In the second Advanced Estimates, Forecast for the country’s total production is expected to be 30 mt for the 2017-18 crushing season compared with 20.3 mt in the previous year. With around 4 mt of carry-over stock, total supply for the current year is estimated at 34.0 mt.

“Considering lower sugar realisation from domestic sales as well as a muted global sugar market, mills are unable to generate sufficient funds for the payment of cane dues.

The country’s total cane arrears to range between Rs 160 billion and Rs 170 billion. Maharashtra and Karnataka each would have Rs 72 billion and Rs 25 billion dues, respectively.

The supply situation in India has an effect on the movement of international sugar prices. Though India is not the largest sugar exporter globally, the country offloads the sweetener when in surplus. During the sugar year 2017-18, the government has allowed 2 mt of sugar export in view of a 45.4 per cent year-on-year rise anticipated in production during the year. Also, sugar output from the European Union, China and Thailand is expected to rise adding to global sugar supply.
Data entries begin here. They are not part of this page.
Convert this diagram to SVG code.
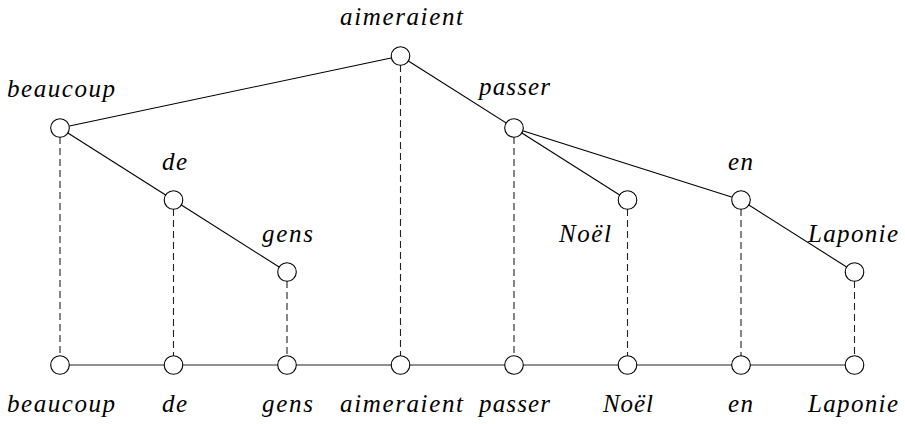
<svg xmlns="http://www.w3.org/2000/svg" width="905" height="424" viewBox="0 0 905 424">
<style>
.e{stroke:#000;stroke-width:1.1;fill:none}
.d{stroke:#222;stroke-width:1.1;stroke-dasharray:7,4;fill:none}
.b{stroke:#222;stroke-width:1.1;fill:none}
circle{fill:#fff;stroke:#000;stroke-width:1.1}
text{font-family:"Liberation Serif","Times New Roman",serif;font-style:italic;font-size:25px;fill:#000;text-anchor:middle}
</style>
<rect width="905" height="424" fill="#fff"/>
<g id="connectors">
<line class="b" x1="60" y1="365" x2="854.5" y2="365"/>
<line class="e" x1="400.5" y1="56" x2="60" y2="128"/>
<line class="e" x1="400.5" y1="56" x2="514" y2="128"/>
<line class="e" x1="60" y1="128" x2="173.5" y2="200"/>
<line class="e" x1="173.5" y1="200" x2="287" y2="272"/>
<line class="e" x1="514" y1="128" x2="627.5" y2="200"/>
<line class="e" x1="514" y1="128" x2="741" y2="200"/>
<line class="e" x1="741" y1="200" x2="854.5" y2="272"/>
<line class="d" x1="60" y1="137" x2="60" y2="356"/>
<line class="d" x1="173.5" y1="209" x2="173.5" y2="356"/>
<line class="d" x1="287" y1="281" x2="287" y2="356"/>
<line class="d" x1="400.5" y1="65" x2="400.5" y2="356"/>
<line class="d" x1="514" y1="137" x2="514" y2="356"/>
<line class="d" x1="627.5" y1="209" x2="627.5" y2="356"/>
<line class="d" x1="741" y1="209" x2="741" y2="356"/>
<line class="d" x1="854.5" y1="281" x2="854.5" y2="356"/>
</g>
<g id="t-aimeraient"><circle cx="400.5" cy="56" r="9.3"/><text x="401.5" y="25" textLength="123" lengthAdjust="spacing">aimeraient</text></g>
<g id="t-beaucoup"><circle cx="60" cy="128" r="9.3"/><text x="61" y="97" textLength="108" lengthAdjust="spacing">beaucoup</text></g>
<g id="t-de"><circle cx="173.5" cy="200" r="9.3"/><text x="174.5" y="170" textLength="25" lengthAdjust="spacing">de</text></g>
<g id="t-gens"><circle cx="287" cy="272" r="9.3"/><text x="287.5" y="242" textLength="51" lengthAdjust="spacing">gens</text></g>
<g id="t-passer"><circle cx="514" cy="128" r="9.3"/><text x="514.5" y="95" textLength="71" lengthAdjust="spacing">passer</text></g>
<g id="t-noel"><circle cx="627.5" cy="200" r="9.3"/><text x="585" y="242" textLength="52" lengthAdjust="spacing">Noël</text></g>
<g id="t-en"><circle cx="741" cy="200" r="9.3"/><text x="740.5" y="170" textLength="25" lengthAdjust="spacing">en</text></g>
<g id="t-laponie"><circle cx="854.5" cy="272" r="9.3"/><text x="853" y="242" textLength="90" lengthAdjust="spacing">Laponie</text></g>
<g id="w-beaucoup"><circle cx="60" cy="365" r="9.3"/><text x="61" y="412" textLength="108" lengthAdjust="spacing">beaucoup</text></g>
<g id="w-de"><circle cx="173.5" cy="365" r="9.3"/><text x="174.5" y="412" textLength="25" lengthAdjust="spacing">de</text></g>
<g id="w-gens"><circle cx="287" cy="365" r="9.3"/><text x="287.5" y="412" textLength="51" lengthAdjust="spacing">gens</text></g>
<g id="w-aimeraient"><circle cx="400.5" cy="365" r="9.3"/><text x="401.5" y="412" textLength="123" lengthAdjust="spacing">aimeraient</text></g>
<g id="w-passer"><circle cx="514" cy="365" r="9.3"/><text x="514.5" y="412" textLength="71" lengthAdjust="spacing">passer</text></g>
<g id="w-noel"><circle cx="627.5" cy="365" r="9.3"/><text x="628" y="412" textLength="50" lengthAdjust="spacing">Noël</text></g>
<g id="w-en"><circle cx="741" cy="365" r="9.3"/><text x="740.5" y="412" textLength="25" lengthAdjust="spacing">en</text></g>
<g id="w-laponie"><circle cx="854.5" cy="365" r="9.3"/><text x="853" y="412" textLength="90" lengthAdjust="spacing">Laponie</text></g>
</svg>
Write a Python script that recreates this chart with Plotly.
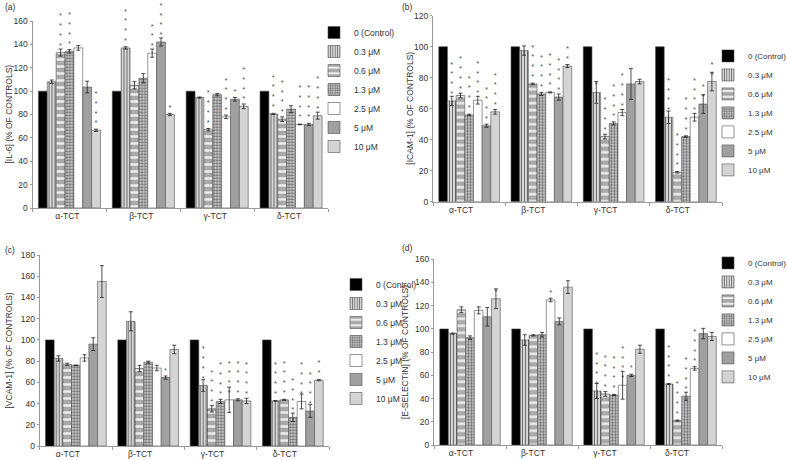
import plotly.graph_objects as go

# ---------------- data ----------------
categories = ["α-TCT", "β-TCT", "γ-TCT", "δ-TCT"]
series_names = ["0 (Control)", "0.3 μM", "0.6 μM", "1.3 μM", "2.5 μM", "5 μM", "10 μM"]
yticks_a = [0, 20, 40, 60, 80, 100, 120, 140, 160]
yticks_b = [0, 20, 40, 60, 80, 100, 120]
yticks_c = [0, 20, 40, 60, 80, 100, 120, 140, 160, 180]
yticks_d = [0, 20, 40, 60, 80, 100, 120, 140, 160]

# (a) IL-6, rows = series, columns = categories
il6_means = [
    [100, 100, 100, 100],
    [108, 137, 94.5, 80.5],
    [133, 105, 67, 76],
    [134, 111, 97, 84.5],
    [137, 132.5, 78, 71.5],
    [103.5, 142, 93, 71.5],
    [66.5, 80, 87, 79],
]
il6_errors = [
    [0, 0, 0, 0],
    [1.5, 1, 0.5, 0.5],
    [3, 3, 1, 2],
    [1.5, 4, 1, 3],
    [2, 3.5, 1.5, 0.3],
    [5, 3.5, 1.5, 1],
    [1, 1, 2, 3],
]
il6_stars = [
    [0, 0, 0, 0],
    [0, 4, 0, 4],
    [4, 0, 4, 4],
    [4, 0, 0, 0],
    [0, 3, 4, 4],
    [0, 4, 1, 4],
    [4, 1, 4, 4],
]

# (b) ICAM-1
icam_means = [
    [100, 100, 100, 100],
    [65, 97.5, 70.5, 54.5],
    [68.5, 76, 42, 19],
    [56, 69.5, 50.5, 42],
    [65.5, 70.5, 57.5, 54.5],
    [49, 67.5, 76, 63],
    [58, 87.5, 77.5, 77.5],
]
icam_errors = [
    [0, 0, 0, 0],
    [3, 3, 7, 4],
    [1.5, 0.5, 1.5, 0.5],
    [0.5, 1, 1, 0.5],
    [2.5, 0.3, 2, 2.5],
    [1, 2, 10, 6],
    [1.5, 1, 1.5, 6],
]
icam_stars = [
    [0, 0, 0, 0],
    [4, 0, 1, 4],
    [4, 4, 4, 4],
    [4, 4, 4, 4],
    [4, 4, 4, 4],
    [4, 4, 0, 2],
    [4, 2, 0, 2],
]

# (c) VCAM-1
vcam_means = [
    [100, 100, 100, 100],
    [82.5, 117.5, 57, 42.5],
    [77, 73, 35, 43.5],
    [76, 79, 42, 27],
    [83, 73.5, 43.5, 42],
    [96, 64.5, 43.5, 33],
    [155, 91, 42.5, 62],
]
vcam_errors = [
    [0, 0, 0, 0],
    [2.5, 9, 5.5, 0.3],
    [1, 3, 3, 0.5],
    [0.3, 1, 2, 4],
    [3, 2.5, 12, 7],
    [6, 1.5, 1, 6],
    [15, 4, 2.5, 0.5],
]
vcam_stars = [
    [0, 0, 0, 0],
    [0, 0, 4, 4],
    [0, 0, 4, 4],
    [0, 0, 4, 4],
    [0, 0, 4, 4],
    [0, 1, 4, 4],
    [0, 0, 4, 2],
]

# (d) E-selectin
esel_means = [
    [100, 100, 100, 100],
    [96, 90.5, 46.5, 52.5],
    [116.5, 94.5, 44, 21],
    [92.5, 95, 43, 42],
    [116, 125, 51.5, 66],
    [110.5, 106.5, 60, 96],
    [126, 136, 82.5, 93.5],
]
esel_errors = [
    [0, 0, 0, 0],
    [0.5, 4.5, 6.5, 0.5],
    [2.5, 0.5, 2, 0.5],
    [1.5, 2, 0.5, 3.5],
    [3, 1.5, 12, 1.5],
    [8, 3, 1, 4.5],
    [8.5, 5.5, 3.5, 3.5],
]
esel_stars = [
    [0, 0, 0, 0],
    [0, 0, 4, 4],
    [0, 0, 4, 4],
    [0, 0, 4, 4],
    [0, 1, 4, 4],
    [0, 0, 1, 0],
    [1, 0, 0, 0],
]

# ---------------- styles ----------------
W, H = 787, 460
FONT = "Liberation Sans, Arial, sans-serif"
TXT = "#333333"
AXC = "#9a9a9a"

styles = [
    dict(color="#000000", pattern=None),
    dict(color="#cfcfcf", pattern=dict(shape="|", bgcolor="#d6d6d6", fgcolor="#6e6e6e", size=3, solidity=0.35)),
    dict(color="#b4b4b4", pattern=dict(shape="-", bgcolor="#a9a9a9", fgcolor="#eeeeee", size=7, solidity=0.35)),
    dict(color="#c0c0c0", pattern=dict(shape=".", bgcolor="#cdcdcd", fgcolor="#6a6a6a", size=3, solidity=0.45)),
    dict(color="#ffffff", pattern=None),
    dict(color="#a0a0a0", pattern=None),
    dict(color="#d4d4d4", pattern=None),
]


def fx(p):
    return p / W


def fy(p):
    return 1 - p / H


panels = [
    dict(means=il6_means, errs=il6_errors, stars=il6_stars, ticks=yticks_a,
         title="[IL-6] (% OF CONTROLS)", label="(a)",
         xdom=(32.5, 328), ydom=(208, 21), shift=-2,
         leg=(314, 18), legfont=8.5, lab=(3, 7), ttl=(8, 114.5)),
    dict(means=icam_means, errs=icam_errors, stars=icam_stars, ticks=yticks_b,
         title="[ICAM-1] (% OF CONTROLS)", label="(b)",
         xdom=(433, 722), ydom=(201.7, 15.7), shift=-8,
         leg=(708, 41.4), legfont=8, lab=(400, 7), ttl=(410, 108.7)),
    dict(means=vcam_means, errs=vcam_errors, stars=vcam_stars, ticks=yticks_c,
         title="[VCAM-1] (% OF CONTROLS)", label="(c)",
         xdom=(39.7, 329), ydom=(446, 255), shift=-8,
         leg=(336, 270), legfont=8.5, lab=(3, 250), ttl=(8, 350.5)),
    dict(means=esel_means, errs=esel_errors, stars=esel_stars, ticks=yticks_d,
         title="[E-SELECTIN] (% OF CONTROLS)", label="(d)",
         xdom=(434, 722), ydom=(445, 259.3), shift=-9,
         leg=(708, 248.4), legfont=8, lab=(400, 248), ttl=(405, 352)),
]

fig = go.Figure()
annotations = []
layout = {}

for i, p in enumerate(panels):
    n = "" if i == 0 else str(i + 1)
    xa, ya, lg = "x" + n, "y" + n, "legend" + n
    for s, name in enumerate(series_names):
        st = styles[s]
        marker = dict(color=st["color"], line=dict(color="#505050", width=0.6))
        if st["pattern"]:
            marker["pattern"] = st["pattern"]
        stars = ["<br>".join(["*"] * k) for k in p["stars"][s]]
        fig.add_trace(go.Bar(
            x=categories, y=p["means"][s], name=name,
            xaxis=xa, yaxis=ya, legend=lg,
            marker=marker,
            error_y=dict(type="data", array=p["errs"][s], visible=any(p["errs"][s]),
                         color="#222222", thickness=0.8, width=2),
            text=stars, textposition="outside", textangle=0,
            constraintext="none", cliponaxis=False,
            textfont=dict(size=7.5, color="#555555", family=FONT),
            hoverinfo="x+y+name",
        ))
    x0, x1 = p["xdom"]
    yb, yt = p["ydom"]
    layout["xaxis" + n] = dict(
        domain=[fx(x0), fx(x1)], anchor=ya, type="category", automargin=False,
        range=[-0.5, 3.5], showline=True, linecolor=AXC, linewidth=1,
        ticks="outside", tickson="boundaries", ticklen=3, tickcolor=AXC,
        tickfont=dict(size=8.5, color=TXT, family=FONT),
        ticklabelshift=p["shift"], showgrid=False, zeroline=False, fixedrange=True,
    )
    layout["yaxis" + n] = dict(
        domain=[fy(yb), fy(yt)], anchor=xa, range=[p["ticks"][0], p["ticks"][-1]],
        automargin=False,
        tickvals=p["ticks"], showline=True, linecolor=AXC, linewidth=1,
        ticks="outside", ticklen=2, tickcolor=AXC,
        tickfont=dict(size=8.5, color=TXT, family=FONT),
        showgrid=False, zeroline=False, fixedrange=True,
    )
    lx, ly = p["leg"]
    layout[lg] = dict(
        x=fx(lx), y=fy(ly), xanchor="left", yanchor="top",
        bgcolor="rgba(0,0,0,0)", font=dict(size=p["legfont"], color=TXT, family=FONT),
        traceorder="normal", itemclick=False, itemdoubleclick=False,
    )
    annotations.append(dict(
        text=p["label"], x=fx(p["lab"][0]), y=fy(p["lab"][1]), xref="paper", yref="paper",
        xanchor="left", yanchor="middle", showarrow=False,
        font=dict(size=8.5, color=TXT, family=FONT)))
    annotations.append(dict(
        text=p["title"], x=fx(p["ttl"][0]), y=fy(p["ttl"][1]), xref="paper", yref="paper",
        xanchor="center", yanchor="middle", textangle=-90, showarrow=False,
        font=dict(size=8.5, color=TXT, family=FONT)))

fig.update_layout(
    template="none",
    width=W, height=H, margin=dict(l=0, r=0, t=0, b=0, pad=0, autoexpand=False),
    paper_bgcolor="white", plot_bgcolor="white",
    barmode="group", bargap=0.16, bargroupgap=0,
    font=dict(family=FONT, size=8.5, color=TXT),
    annotations=annotations, **layout,
)

fig.write_html("out.html", config={"displayModeBar": False},
               post_script="document.body.style.margin='0px';")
This is likely to create pressure on international prices in 2017-18.

The international sugar prices have also declined 23.9 per cent from the $465.1-per-tonne-level in April 2017 to $354.1 per tonne in March 2018. The International Sugar Organisation (ISO) forecast global sugar surplus of around 5.2 mt for 2017-18 in March 2018. The ISO estimates world sugar production at 178.7 mt (up 6.2 per cent from 168.2 mt in 2016-17) and consumption at 173.6 mt (higher by 1.6 per cent compared with 170.8 mt in 2016-17) in 2017-18.


The government seems to be in a wait-and-watch mode at least for the time being, and feels that prices will automatically firm up with the exports, negating the need for incentives.

Though the industry will need more incentives to export sugar amid depressed international sugar prices.

The government had announced a mandatory export quota of 2 mt to move out some surplus stocks out of the country, but due to a depressed world sugar market, sugar importers were offering a price of around $350 per ton (around Rs 2,272 per quintal) at ports.

In global markets during April 2017-March 2018, white sugar prices in London averaged at Rs 25.1 per kg (year on year fall of 28.9 per cent) and raw sugar prices in New York averaged at Rs 20.6 per kg (year on year decline of 28 per cent), while small grade sugar prices in Mumbai averaged at Rs 35.9 per kg (year on year fall of 3.3 per cent).

An option doing rounds within the policy circles is to bring back production subsidy, which was introduced in the 2013-14 and 2014-15 sugar seasons that faced a similar glut, but was subsequently discontinued after domestic prices started firming up.

For 2013-14, the government had allowed a subsidy of Rs 3.3 per kg on export of raw sugar and extended subsidy to next year.

During 2014-15, the incentive was increased to Rs 4 per kg on export of raw sugar up to a maximum quantity of 1.4 mt.


Brazil’s sugarcane industry took aim at policies undertaken by Pakistan & India to protect local producers and boost sugar exports, arguing they could further depress global prices.
Pakistan, whose stature as a sugar producer has been growing in recent years, in January quadrupled the volume of sugar eligible for export subsidies to 2 million tonnes in a bid to reduce excessive domestic supplies.

Eduardo Leão de Sousa, the director for cane industry group Unica said They’ve made their concerns known to the Brazilian government. They are speaking to their government and other countries over the possibility of action at the WTO.

Export subsidies could drive Pakistani farmers to rotate from rice to sugar, permanently boosting global supply and pushing down prices.
Pakistan is expected to produce around 6.5 million tonnes of sugar in the 2017-18 season ending on Sept. 30, In comparison, output at the world’s second-largest producer India is likely to reach a record 29.5 million tonnes, with local prices already falling by more than 17 percent over the last six months.

Facing a bloated domestic surplus, India scrapped a 20 percent sugar export tax and allowed millers exporting sugar this season to import raw sugar duty-free for the following two seasons through September 2021.

Even without that tax, however, high production costs mean India will likely struggle to export at competitive prices.


A Punjab (Faridkot) based wholesaler’s have been buying sugar from Pakistan @14.85 Per Kg (inclusive freight expense) after deducting the incentive given by Pakistan government.

There is a import duty of 100% on sugar, Therefore the sugar in India costs a wholesaler in Punjab @ 29.00-30.00 landed inclusive of all taxes, freights etc.

We worry sugar coming from Pakistan would depress the domestic prices amid excess sugar production.